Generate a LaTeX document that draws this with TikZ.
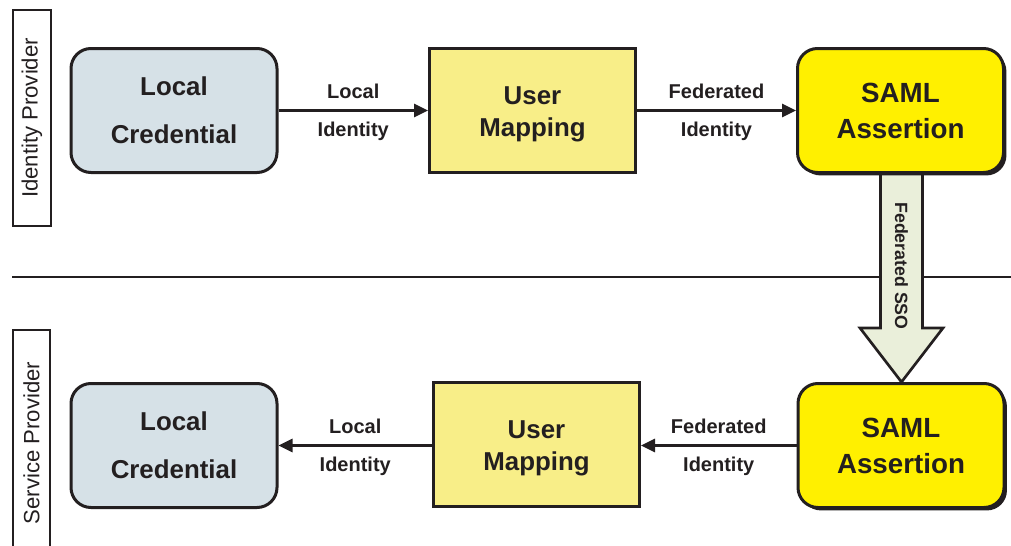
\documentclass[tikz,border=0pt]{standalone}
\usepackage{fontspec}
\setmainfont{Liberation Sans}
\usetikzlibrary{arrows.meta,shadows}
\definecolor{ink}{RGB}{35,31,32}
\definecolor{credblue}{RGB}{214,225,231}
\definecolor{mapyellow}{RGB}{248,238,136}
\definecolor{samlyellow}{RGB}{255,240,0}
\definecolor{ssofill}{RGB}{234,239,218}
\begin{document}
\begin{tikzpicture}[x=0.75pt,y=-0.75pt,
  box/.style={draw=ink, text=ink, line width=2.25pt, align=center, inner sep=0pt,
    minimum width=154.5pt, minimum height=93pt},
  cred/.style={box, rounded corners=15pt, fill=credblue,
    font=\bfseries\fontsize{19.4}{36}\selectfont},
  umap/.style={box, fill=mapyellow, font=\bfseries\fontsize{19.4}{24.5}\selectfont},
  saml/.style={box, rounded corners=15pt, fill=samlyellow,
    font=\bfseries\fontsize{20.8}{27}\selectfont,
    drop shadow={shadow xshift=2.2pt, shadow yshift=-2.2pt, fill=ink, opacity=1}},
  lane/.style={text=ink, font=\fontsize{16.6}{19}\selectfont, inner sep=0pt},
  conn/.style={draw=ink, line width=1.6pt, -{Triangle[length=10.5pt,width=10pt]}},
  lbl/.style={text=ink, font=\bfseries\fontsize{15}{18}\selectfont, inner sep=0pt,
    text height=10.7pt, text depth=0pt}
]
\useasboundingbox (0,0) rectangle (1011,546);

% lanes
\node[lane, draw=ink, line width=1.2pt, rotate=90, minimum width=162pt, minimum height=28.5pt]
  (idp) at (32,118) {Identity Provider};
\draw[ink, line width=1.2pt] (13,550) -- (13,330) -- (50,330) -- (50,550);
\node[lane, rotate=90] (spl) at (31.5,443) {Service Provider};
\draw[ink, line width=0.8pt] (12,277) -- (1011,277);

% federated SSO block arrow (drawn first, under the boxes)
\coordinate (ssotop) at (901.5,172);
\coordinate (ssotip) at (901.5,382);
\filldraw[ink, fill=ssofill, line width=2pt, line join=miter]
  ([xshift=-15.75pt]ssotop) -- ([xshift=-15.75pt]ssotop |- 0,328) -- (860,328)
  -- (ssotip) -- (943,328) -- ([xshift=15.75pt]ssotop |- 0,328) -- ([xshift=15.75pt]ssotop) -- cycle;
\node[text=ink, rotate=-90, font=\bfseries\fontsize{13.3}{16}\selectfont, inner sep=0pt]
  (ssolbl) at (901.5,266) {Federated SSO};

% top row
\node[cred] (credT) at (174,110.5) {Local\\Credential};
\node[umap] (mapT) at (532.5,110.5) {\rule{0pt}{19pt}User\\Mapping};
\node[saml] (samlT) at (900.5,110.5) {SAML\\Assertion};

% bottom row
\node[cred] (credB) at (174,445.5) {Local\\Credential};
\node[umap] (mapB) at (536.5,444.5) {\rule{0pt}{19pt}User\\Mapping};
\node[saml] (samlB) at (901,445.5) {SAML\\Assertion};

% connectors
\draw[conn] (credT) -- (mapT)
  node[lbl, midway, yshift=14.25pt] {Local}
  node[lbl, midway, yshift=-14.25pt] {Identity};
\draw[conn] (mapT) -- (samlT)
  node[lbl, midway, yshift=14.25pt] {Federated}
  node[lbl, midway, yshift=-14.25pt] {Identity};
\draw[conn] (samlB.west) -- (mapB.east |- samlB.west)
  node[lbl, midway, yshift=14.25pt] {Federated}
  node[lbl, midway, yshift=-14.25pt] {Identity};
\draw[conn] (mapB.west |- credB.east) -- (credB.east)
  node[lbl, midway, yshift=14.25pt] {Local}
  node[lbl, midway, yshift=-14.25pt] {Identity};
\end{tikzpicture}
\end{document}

+++

*EXERCISE GOAL*:
Please transcribe the material above exactly as written. Leave the pictures out.

*EXERCISE RESULT*:
Generate a LaTeX document that draws this with TikZ.
\documentclass[tikz,border=0pt]{standalone}
\usepackage{fontspec}
\setmainfont{Liberation Sans}
\usetikzlibrary{arrows.meta,shadows}
\definecolor{ink}{RGB}{35,31,32}
\definecolor{credblue}{RGB}{214,225,231}
\definecolor{mapyellow}{RGB}{248,238,136}
\definecolor{samlyellow}{RGB}{255,240,0}
\definecolor{ssofill}{RGB}{234,239,218}
\begin{document}
\begin{tikzpicture}[x=0.75pt,y=-0.75pt,
  box/.style={draw=ink, text=ink, line width=2.25pt, align=center, inner sep=0pt,
    minimum width=154.5pt, minimum height=93pt},
  cred/.style={box, rounded corners=15pt, fill=credblue,
    font=\bfseries\fontsize{19.4}{36}\selectfont},
  umap/.style={box, fill=mapyellow, font=\bfseries\fontsize{19.4}{24.5}\selectfont},
  saml/.style={box, rounded corners=15pt, fill=samlyellow,
    font=\bfseries\fontsize{20.8}{27}\selectfont,
    drop shadow={shadow xshift=2.2pt, shadow yshift=-2.2pt, fill=ink, opacity=1}},
  lane/.style={text=ink, font=\fontsize{16.6}{19}\selectfont, inner sep=0pt},
  conn/.style={draw=ink, line width=1.6pt, -{Triangle[length=10.5pt,width=10pt]}},
  lbl/.style={text=ink, font=\bfseries\fontsize{15}{18}\selectfont, inner sep=0pt,
    text height=10.7pt, text depth=0pt}
]
\useasboundingbox (0,0) rectangle (1011,546);

% lanes
\node[lane, draw=ink, line width=1.2pt, rotate=90, minimum width=162pt, minimum height=28.5pt]
  (idp) at (32,118) {Identity Provider};
\draw[ink, line width=1.2pt] (13,550) -- (13,330) -- (50,330) -- (50,550);
\node[lane, rotate=90] (spl) at (31.5,443) {Service Provider};
\draw[ink, line width=0.8pt] (12,277) -- (1011,277);

% federated SSO block arrow (drawn first, under the boxes)
\coordinate (ssotop) at (901.5,172);
\coordinate (ssotip) at (901.5,382);
\filldraw[ink, fill=ssofill, line width=2pt, line join=miter]
  ([xshift=-15.75pt]ssotop) -- ([xshift=-15.75pt]ssotop |- 0,328) -- (860,328)
  -- (ssotip) -- (943,328) -- ([xshift=15.75pt]ssotop |- 0,328) -- ([xshift=15.75pt]ssotop) -- cycle;
\node[text=ink, rotate=-90, font=\bfseries\fontsize{13.3}{16}\selectfont, inner sep=0pt]
  (ssolbl) at (901.5,266) {Federated SSO};

% top row
\node[cred] (credT) at (174,110.5) {Local\\Credential};
\node[umap] (mapT) at (532.5,110.5) {\rule{0pt}{19pt}User\\Mapping};
\node[saml] (samlT) at (900.5,110.5) {SAML\\Assertion};

% bottom row
\node[cred] (credB) at (174,445.5) {Local\\Credential};
\node[umap] (mapB) at (536.5,444.5) {\rule{0pt}{19pt}User\\Mapping};
\node[saml] (samlB) at (901,445.5) {SAML\\Assertion};

% connectors
\draw[conn] (credT) -- (mapT)
  node[lbl, midway, yshift=14.25pt] {Local}
  node[lbl, midway, yshift=-14.25pt] {Identity};
\draw[conn] (mapT) -- (samlT)
  node[lbl, midway, yshift=14.25pt] {Federated}
  node[lbl, midway, yshift=-14.25pt] {Identity};
\draw[conn] (samlB.west) -- (mapB.east |- samlB.west)
  node[lbl, midway, yshift=14.25pt] {Federated}
  node[lbl, midway, yshift=-14.25pt] {Identity};
\draw[conn] (mapB.west |- credB.east) -- (credB.east)
  node[lbl, midway, yshift=14.25pt] {Local}
  node[lbl, midway, yshift=-14.25pt] {Identity};
\end{tikzpicture}
\end{document}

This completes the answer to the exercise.